Studying anything online does take a significant amount of money, and so I am unsure at the point of writing this whether my classes will take off through the online schools I’m offering them through right away. I think anyone who can manage to afford them will feel they have gotten their money’s worth, as the classes are intensive and can free them up to confidently spend a lifetime of writing and thinking outside of the default routine.

The parts of the mind outside the box are delightful, like dreams that are more adventuresome than ordinary life, in which anything can happen. Writing this type of fiction helps solidify and develop those parts of the self, share them with others, and gain a reputation for the eccentric, unique quirkiness so many would love to be rewarded for.
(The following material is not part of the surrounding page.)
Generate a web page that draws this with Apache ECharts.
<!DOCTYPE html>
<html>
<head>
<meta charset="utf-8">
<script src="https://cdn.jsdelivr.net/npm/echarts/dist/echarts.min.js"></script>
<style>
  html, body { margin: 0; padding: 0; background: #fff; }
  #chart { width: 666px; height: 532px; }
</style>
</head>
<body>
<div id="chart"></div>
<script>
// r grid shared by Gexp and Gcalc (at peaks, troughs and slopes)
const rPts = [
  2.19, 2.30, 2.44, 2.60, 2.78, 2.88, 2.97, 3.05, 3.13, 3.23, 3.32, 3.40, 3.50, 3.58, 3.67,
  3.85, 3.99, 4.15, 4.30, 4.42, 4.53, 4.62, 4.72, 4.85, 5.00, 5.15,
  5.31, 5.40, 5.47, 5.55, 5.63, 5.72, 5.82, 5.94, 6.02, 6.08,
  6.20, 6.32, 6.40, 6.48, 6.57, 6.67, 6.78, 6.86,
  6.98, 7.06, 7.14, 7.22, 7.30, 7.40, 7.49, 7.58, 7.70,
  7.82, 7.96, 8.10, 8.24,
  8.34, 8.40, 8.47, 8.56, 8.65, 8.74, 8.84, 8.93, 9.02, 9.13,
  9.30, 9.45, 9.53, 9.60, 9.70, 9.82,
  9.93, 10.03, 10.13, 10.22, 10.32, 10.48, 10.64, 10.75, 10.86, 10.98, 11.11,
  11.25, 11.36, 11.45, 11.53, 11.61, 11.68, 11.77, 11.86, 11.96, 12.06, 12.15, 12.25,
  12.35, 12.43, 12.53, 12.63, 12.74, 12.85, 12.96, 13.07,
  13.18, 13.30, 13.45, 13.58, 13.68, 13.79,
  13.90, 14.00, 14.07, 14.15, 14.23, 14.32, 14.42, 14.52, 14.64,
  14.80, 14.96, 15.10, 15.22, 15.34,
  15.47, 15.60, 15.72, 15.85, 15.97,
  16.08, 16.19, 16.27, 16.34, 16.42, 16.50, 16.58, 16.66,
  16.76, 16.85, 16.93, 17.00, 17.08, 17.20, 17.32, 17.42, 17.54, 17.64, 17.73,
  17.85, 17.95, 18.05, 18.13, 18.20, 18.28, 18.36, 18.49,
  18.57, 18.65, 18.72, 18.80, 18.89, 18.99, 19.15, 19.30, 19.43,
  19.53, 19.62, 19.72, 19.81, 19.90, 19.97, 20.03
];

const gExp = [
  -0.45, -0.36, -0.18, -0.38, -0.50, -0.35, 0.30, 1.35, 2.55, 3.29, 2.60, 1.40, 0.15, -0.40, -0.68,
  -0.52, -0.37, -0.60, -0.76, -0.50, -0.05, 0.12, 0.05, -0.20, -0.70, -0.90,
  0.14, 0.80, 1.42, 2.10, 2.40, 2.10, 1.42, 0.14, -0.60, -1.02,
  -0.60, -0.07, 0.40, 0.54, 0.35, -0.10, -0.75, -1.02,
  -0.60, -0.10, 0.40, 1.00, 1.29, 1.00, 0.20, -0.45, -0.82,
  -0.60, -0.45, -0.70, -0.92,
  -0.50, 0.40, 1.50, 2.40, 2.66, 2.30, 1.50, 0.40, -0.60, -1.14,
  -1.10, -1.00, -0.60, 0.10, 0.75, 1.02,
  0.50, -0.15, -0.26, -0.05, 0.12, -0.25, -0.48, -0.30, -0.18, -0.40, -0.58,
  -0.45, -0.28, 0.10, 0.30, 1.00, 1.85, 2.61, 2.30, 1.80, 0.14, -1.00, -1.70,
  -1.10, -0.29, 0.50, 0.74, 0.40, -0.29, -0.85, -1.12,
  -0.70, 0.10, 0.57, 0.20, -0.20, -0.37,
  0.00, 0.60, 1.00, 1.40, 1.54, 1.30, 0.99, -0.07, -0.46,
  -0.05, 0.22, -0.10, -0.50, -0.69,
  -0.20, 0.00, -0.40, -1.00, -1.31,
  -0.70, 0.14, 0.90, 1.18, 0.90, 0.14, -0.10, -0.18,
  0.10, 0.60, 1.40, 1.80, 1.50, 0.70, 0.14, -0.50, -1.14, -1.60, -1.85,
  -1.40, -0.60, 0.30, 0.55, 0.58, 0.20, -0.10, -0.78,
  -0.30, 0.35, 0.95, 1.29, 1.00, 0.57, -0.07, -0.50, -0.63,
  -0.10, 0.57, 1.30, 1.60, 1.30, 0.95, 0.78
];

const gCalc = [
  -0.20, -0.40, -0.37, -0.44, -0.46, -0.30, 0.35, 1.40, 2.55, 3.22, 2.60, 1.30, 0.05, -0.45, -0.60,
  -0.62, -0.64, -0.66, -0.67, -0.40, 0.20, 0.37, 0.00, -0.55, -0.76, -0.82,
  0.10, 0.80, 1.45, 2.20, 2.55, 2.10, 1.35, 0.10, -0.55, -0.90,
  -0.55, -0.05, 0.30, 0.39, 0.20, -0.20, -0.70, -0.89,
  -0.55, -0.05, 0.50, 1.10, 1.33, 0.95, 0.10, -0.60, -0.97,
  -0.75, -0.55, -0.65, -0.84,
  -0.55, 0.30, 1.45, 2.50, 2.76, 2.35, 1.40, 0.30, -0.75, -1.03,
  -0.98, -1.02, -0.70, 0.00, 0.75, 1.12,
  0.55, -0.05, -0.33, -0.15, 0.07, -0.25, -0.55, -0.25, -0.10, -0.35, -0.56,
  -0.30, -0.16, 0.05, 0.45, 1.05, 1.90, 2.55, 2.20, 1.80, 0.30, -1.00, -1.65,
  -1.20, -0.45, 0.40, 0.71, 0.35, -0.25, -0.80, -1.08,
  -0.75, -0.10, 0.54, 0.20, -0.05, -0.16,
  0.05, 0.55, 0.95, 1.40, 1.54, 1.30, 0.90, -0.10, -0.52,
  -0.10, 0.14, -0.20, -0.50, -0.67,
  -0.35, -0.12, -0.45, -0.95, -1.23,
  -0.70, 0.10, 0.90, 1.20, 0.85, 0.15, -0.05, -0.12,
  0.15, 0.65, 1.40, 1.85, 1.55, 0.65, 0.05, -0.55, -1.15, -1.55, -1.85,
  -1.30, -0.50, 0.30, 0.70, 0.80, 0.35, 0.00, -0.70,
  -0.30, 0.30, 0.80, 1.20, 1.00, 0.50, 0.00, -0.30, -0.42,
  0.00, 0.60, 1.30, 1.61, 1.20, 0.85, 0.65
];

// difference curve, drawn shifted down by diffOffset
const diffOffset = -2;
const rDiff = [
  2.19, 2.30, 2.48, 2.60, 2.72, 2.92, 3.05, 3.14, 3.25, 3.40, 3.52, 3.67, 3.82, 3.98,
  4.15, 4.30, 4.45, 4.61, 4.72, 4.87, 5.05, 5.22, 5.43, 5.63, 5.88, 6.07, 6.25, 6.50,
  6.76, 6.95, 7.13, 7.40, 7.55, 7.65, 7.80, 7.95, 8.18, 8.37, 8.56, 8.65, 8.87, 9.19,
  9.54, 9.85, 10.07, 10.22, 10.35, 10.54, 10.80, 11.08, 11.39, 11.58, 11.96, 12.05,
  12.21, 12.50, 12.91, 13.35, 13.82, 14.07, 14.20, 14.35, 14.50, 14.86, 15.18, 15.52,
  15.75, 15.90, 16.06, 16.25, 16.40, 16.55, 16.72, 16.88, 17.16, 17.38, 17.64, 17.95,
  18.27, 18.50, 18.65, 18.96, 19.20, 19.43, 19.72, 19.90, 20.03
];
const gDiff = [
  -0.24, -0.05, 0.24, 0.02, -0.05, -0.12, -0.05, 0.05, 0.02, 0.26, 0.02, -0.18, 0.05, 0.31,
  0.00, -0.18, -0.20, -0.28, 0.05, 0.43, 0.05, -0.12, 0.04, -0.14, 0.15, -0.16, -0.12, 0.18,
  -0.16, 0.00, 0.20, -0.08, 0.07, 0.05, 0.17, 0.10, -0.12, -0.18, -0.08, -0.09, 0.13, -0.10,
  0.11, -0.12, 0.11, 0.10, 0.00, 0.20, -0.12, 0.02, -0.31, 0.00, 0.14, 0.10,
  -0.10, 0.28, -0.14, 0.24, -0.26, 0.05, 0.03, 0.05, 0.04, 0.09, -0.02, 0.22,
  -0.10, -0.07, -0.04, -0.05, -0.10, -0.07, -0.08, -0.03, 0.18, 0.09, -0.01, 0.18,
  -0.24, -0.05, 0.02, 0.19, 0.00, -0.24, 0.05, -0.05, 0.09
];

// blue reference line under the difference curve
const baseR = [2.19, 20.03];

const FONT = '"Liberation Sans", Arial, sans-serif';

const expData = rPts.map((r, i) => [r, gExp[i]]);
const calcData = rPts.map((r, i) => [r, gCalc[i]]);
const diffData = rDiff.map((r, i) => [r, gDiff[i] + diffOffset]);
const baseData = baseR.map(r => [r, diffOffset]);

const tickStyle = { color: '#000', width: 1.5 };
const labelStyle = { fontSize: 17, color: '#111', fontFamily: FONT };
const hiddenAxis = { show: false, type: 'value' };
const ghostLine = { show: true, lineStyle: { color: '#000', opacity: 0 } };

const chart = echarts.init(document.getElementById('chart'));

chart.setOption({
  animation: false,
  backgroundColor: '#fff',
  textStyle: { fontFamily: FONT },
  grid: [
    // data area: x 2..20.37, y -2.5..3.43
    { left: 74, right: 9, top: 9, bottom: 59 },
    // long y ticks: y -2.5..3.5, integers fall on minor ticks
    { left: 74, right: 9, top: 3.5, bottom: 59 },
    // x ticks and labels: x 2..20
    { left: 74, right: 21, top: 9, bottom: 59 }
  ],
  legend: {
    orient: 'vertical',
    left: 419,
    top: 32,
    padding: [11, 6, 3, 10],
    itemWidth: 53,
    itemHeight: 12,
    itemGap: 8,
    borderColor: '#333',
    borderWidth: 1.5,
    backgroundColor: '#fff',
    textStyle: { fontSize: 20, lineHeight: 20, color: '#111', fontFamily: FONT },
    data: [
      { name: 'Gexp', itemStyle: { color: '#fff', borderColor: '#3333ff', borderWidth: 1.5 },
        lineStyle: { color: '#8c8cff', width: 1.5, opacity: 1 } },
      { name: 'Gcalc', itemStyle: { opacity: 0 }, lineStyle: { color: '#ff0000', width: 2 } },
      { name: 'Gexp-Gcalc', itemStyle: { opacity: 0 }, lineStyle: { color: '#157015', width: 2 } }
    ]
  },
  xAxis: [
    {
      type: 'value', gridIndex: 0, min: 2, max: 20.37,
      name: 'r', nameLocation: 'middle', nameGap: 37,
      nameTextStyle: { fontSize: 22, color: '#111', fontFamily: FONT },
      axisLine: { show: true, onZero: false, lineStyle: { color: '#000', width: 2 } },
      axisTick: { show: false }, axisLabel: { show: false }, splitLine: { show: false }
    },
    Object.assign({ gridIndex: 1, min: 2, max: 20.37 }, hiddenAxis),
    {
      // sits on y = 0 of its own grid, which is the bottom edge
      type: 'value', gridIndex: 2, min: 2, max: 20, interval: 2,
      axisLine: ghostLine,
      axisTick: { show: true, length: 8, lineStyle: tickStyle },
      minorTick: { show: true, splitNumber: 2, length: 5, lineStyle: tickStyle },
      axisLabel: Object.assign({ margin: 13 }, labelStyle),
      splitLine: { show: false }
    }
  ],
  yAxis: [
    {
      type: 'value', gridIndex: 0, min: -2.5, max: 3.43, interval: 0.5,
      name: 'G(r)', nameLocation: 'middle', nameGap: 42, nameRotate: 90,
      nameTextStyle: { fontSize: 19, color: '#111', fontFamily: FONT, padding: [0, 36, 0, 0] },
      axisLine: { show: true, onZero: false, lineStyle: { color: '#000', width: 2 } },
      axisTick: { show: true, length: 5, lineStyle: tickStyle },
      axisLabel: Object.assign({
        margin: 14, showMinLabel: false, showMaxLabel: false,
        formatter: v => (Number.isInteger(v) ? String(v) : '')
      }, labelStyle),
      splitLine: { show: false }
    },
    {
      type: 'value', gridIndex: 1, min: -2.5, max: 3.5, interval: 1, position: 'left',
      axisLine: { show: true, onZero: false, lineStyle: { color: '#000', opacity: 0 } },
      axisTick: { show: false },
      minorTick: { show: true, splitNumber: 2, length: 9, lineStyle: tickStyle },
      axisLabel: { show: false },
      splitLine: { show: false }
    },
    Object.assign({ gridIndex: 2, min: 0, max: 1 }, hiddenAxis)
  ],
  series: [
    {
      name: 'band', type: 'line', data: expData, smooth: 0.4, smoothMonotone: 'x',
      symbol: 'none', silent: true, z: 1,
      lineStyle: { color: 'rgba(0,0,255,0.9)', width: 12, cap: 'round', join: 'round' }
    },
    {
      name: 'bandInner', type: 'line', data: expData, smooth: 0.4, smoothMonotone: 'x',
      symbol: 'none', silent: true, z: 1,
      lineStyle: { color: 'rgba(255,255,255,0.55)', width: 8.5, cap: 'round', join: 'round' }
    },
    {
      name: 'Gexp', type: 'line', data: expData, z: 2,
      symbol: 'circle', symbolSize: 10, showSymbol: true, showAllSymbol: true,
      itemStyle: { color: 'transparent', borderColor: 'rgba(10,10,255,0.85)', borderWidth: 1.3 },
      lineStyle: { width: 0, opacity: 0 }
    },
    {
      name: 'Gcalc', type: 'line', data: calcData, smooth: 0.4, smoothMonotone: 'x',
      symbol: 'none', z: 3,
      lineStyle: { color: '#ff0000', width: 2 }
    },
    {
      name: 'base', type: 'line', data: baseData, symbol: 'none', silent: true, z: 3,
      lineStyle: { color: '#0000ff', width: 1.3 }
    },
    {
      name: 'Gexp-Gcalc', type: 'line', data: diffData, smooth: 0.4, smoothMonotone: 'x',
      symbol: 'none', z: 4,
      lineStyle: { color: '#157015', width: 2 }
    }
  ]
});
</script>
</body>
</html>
The student signing onto them needs to have enough time to devote to writing three short stories in the course of 6-10 weeks, as well as other writing and reading, and in the 10-week class, responding to the works of other innovative writers sharing the class space with them. However, I know that writing a story is a matter of inspiration, and so even if the stories aren’t completed on the original schedule, fragments can be accepted if necessary. Novel excerpts are also fine.

The 10-week classes through UCLA Extension need 10-15 students in them to proceed. So anyone interested in promoting this class who would like to share information about it is encouraged to do so. The spring semester course starts in April.

You can view the class at www.uclaextension.edu/r/Course.aspx?reg=V6226. Students will get to play with visual imagery, even video if they want, to explore what they want to do with their writing and show their fellow students their goals, and come up with an image of themselves to submit with their stories to magazines.

They will also write creative bios, write literary theory as a kind of tentative manifesto, and literary criticism about Italo Calvino, the epitome of experimental writing. They will watch a video, delve into their subconscious, receive weekly lectures, and all the feedback they want on their stories as they go, from me, and be able to give each other help as well.

Students who want to do as much writing, but with less interaction with other students, and squeeze it all into 6 weeks, can sign up any time through WritersCollege. This class should always be available: www.writerscollege.com/catalogs/experimentalfiction.html.

Students may also take the class for 12 weeks for a slightly higher fee, and relax into it more. See my article in their newsletter, which should help understand more about experimental writing.

Any students who sign up will be able to have quotes from their work on my website, which is a source for my classes, and for anyone interested in Experimental Writing, whether it be poetry, non-fiction, movies, or fiction. Students will look at magazines to send work to, and prepare for the submission process. If in the future they want continued help or networking with me, they have it.